The West Virginia Public Service Commission has a thick file on Frontier Communications.
The PSC, which regulates public utilities in the state, received nearly 2,000 complaints about Frontier just last year. The customers were upset about the quality of phone and internet service from Frontier.*
West Virginia customers are not alone. An investigation by the Minnesota Department of Commerce in 2018 found that Frontier “failed to provide adequate, reliable phone service to Minnesota customers.” Last Month, Minnesota announced another investigation into Frontier’s “billing and customer service practices.”
The New York Public Service Commission determined last year that “several Frontier Communications subsidiaries have significant service-quality problems, including escalating complaint rates, lengthy repair durations, and localized reliability issues.”

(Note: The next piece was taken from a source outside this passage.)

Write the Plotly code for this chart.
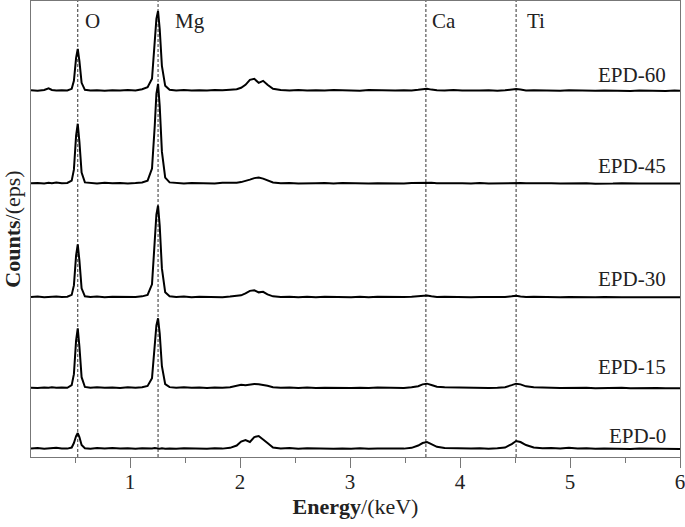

There’s even a website—frontier-sucks.com—where angry customers vent and exchange horror stories about the service.
The company is in deep financial trouble, with $16.3 billion long-term debt and $356 million in debt payments due March 15. Bloomberg reported recently that Frontier is “asking creditors to help craft a turnaround deal that includes filing for bankruptcy by the middle of March.”
Frontier released a cryptic statement about its financial condition. “Frontier’s business and operations are solid and serving our customers remains our top priority. As we have said publicly, Frontier is evaluating its capital structure with an eye to reducing debt so as to be able to better serve our customers.”

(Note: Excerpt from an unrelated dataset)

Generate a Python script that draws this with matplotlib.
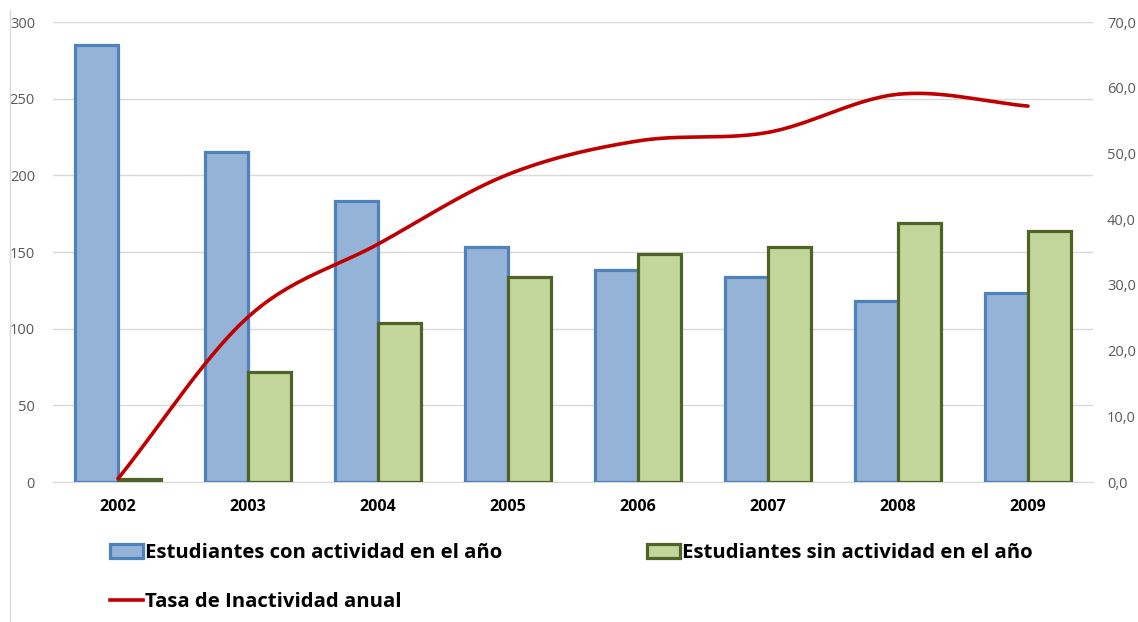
import matplotlib.pyplot as plt
import numpy as np
from matplotlib.patches import Patch
from matplotlib.lines import Line2D
from matplotlib.ticker import FuncFormatter

years = ['2002', '2003', '2004', '2005', '2006', '2007', '2008', '2009']
con_actividad = [285, 215, 183, 153, 138, 134, 118, 123]
sin_actividad = [2, 72, 104, 134, 149, 153, 169, 164]
tasa = [0.5, 25.1, 36.2, 46.8, 51.9, 53.2, 59.0, 57.2]

blue_face = '#95B3D7'
blue_edge = '#4F81BD'
green_face = '#C3D69B'
green_edge = '#4F6228'
red = '#C00000'

plt.rcParams['font.family'] = ['Open Sans', 'DejaVu Sans']


def smooth(xs, ys, n=30):
    # catmull-rom curve through the points, like excel's smoothed line
    px = np.array(xs, dtype=float)
    py = np.array(ys, dtype=float)
    px = np.concatenate([[2 * px[0] - px[1]], px, [2 * px[-1] - px[-2]]])
    py = np.concatenate([[2 * py[0] - py[1]], py, [2 * py[-1] - py[-2]]])
    outx, outy = [], []
    for i in range(1, len(px) - 2):
        t = np.linspace(0, 1, n)
        for arr, out in ((px, outx), (py, outy)):
            p0, p1, p2, p3 = arr[i - 1], arr[i], arr[i + 1], arr[i + 2]
            out.extend(0.5 * ((2 * p1) + (-p0 + p2) * t
                              + (2 * p0 - 5 * p1 + 4 * p2 - p3) * t ** 2
                              + (-p0 + 3 * p1 - 3 * p2 + p3) * t ** 3))
    return np.array(outx), np.array(outy)


fig = plt.figure(figsize=(11.38, 6.22), dpi=100)
ax = fig.add_axes([53 / 1138, 1 - 482 / 622, 1040 / 1138, 460 / 622])

x = np.arange(len(years))
w = 0.33
ax.bar(x - w / 2, con_actividad, w, color=blue_face, edgecolor=blue_edge, linewidth=2.3, zorder=3)
ax.bar(x + w / 2, sin_actividad, w, color=green_face, edgecolor=green_edge, linewidth=2.3, zorder=3)

ax.set_xlim(-0.5, len(years) - 0.5)
ax.set_ylim(0, 300)
ax.set_yticks(range(0, 301, 50))
ax.set_xticks(x)
ax.set_xticklabels(years, fontsize=11.5, fontweight='bold', color='black')
ax.tick_params(axis='x', length=0, pad=12)
ax.tick_params(axis='y', length=0, pad=13, labelsize=10.5, labelcolor='#595959')
ax.grid(axis='y', color='#D9D9D9', linewidth=1, zorder=0)
for s in ['top', 'left', 'right']:
    ax.spines[s].set_visible(False)
ax.spines['bottom'].set_color('#D9D9D9')

ax2 = ax.twinx()
sx, sy = smooth(x, tasa)
ax2.plot(sx, sy, color=red, linewidth=2.6, solid_capstyle='round', zorder=4)
ax2.set_ylim(0, 70)
ax2.set_yticks(range(0, 71, 10))
ax2.yaxis.set_major_formatter(FuncFormatter(lambda v, p: ('%.1f' % v).replace('.', ',')))
ax2.tick_params(axis='y', length=0, pad=10, labelsize=10.5, labelcolor='#595959')
for s in ['top', 'left', 'right', 'bottom']:
    ax2.spines[s].set_visible(False)

# chart border line on the left
fig.add_artist(Line2D([10 / 1138, 10 / 1138], [0, 1 - 10 / 622], color='#D9D9D9', linewidth=1))

handles = [
    Patch(facecolor=blue_face, edgecolor=blue_edge, linewidth=2.3),
    Line2D([0], [0], color=red, linewidth=2.6),
    Patch(facecolor=green_face, edgecolor=green_edge, linewidth=2.3),
]
labels = ['Estudiantes con actividad en el año', 'Tasa de Inactividad anual',
          'Estudiantes sin actividad en el año']
fig.legend(handles, labels, ncol=2, loc='upper left', bbox_to_anchor=(92 / 1138, 1 - 525 / 622),
           frameon=False, prop={'weight': 'bold', 'size': 14.7}, handlelength=1.6, handleheight=0.7,
           handletextpad=0.1, columnspacing=7.1, labelspacing=1.4)

fig.savefig('out.png', dpi=100)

West Virginia PSC Chair Charlotte Lane told me on Talkline last week that the agency is on top of the issue. Last year, it ordered a management audit after repeated service complaints. That audit is scheduled to be finished by March 19.
Lane said the agency will use the audit to determine a way forward to improve service for Frontier’s 300,000 customers in the state. “I think we have a lot of power and we will exercise it,” she said.

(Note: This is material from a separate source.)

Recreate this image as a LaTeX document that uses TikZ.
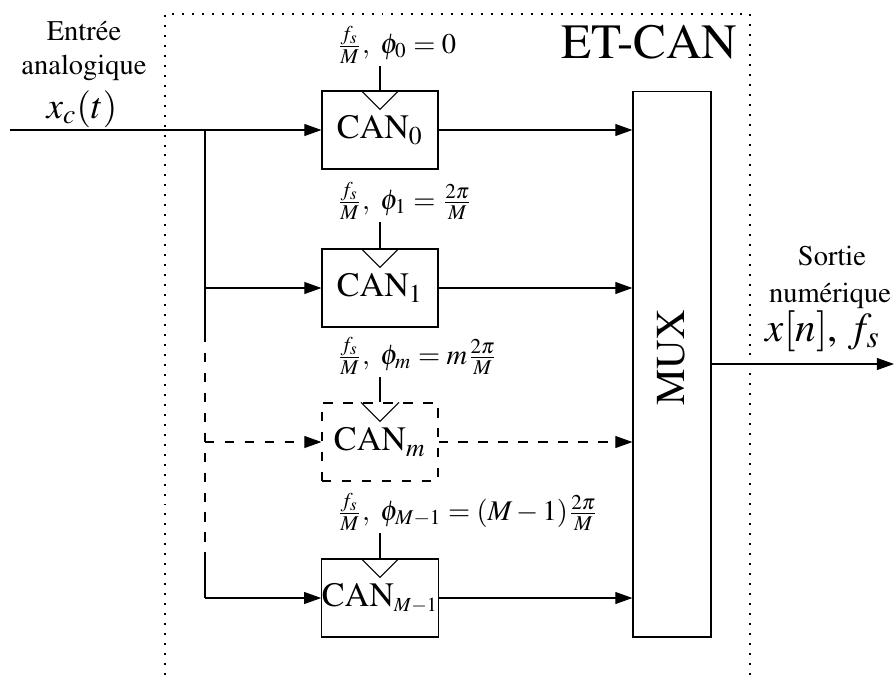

Analysts believe Frontier over expanded over the last decade, spending $10 billion in cable and broadband just as customers were starting to cut the cord. Additionally, Frontier’s purchases included some aging wired and rural networks, such as the Verizon system in West Virginia.
However, Frontier knew what it was getting into when it moved into West Virginia and the company made a commitment to quality service. The landlines remain vital in West Virginia because many parts of the state do not have reliable cell service.
West Virginia customers don’t care much about debt restructuring by their communications company. All they want is what they are paying for—reliable service. The responsibility rests with the PSC to ensure that happens.
*(The West Virginia PSC does not regulate internet service. The agency forwards those complaints to the West Virginia Attorney General’s Office.)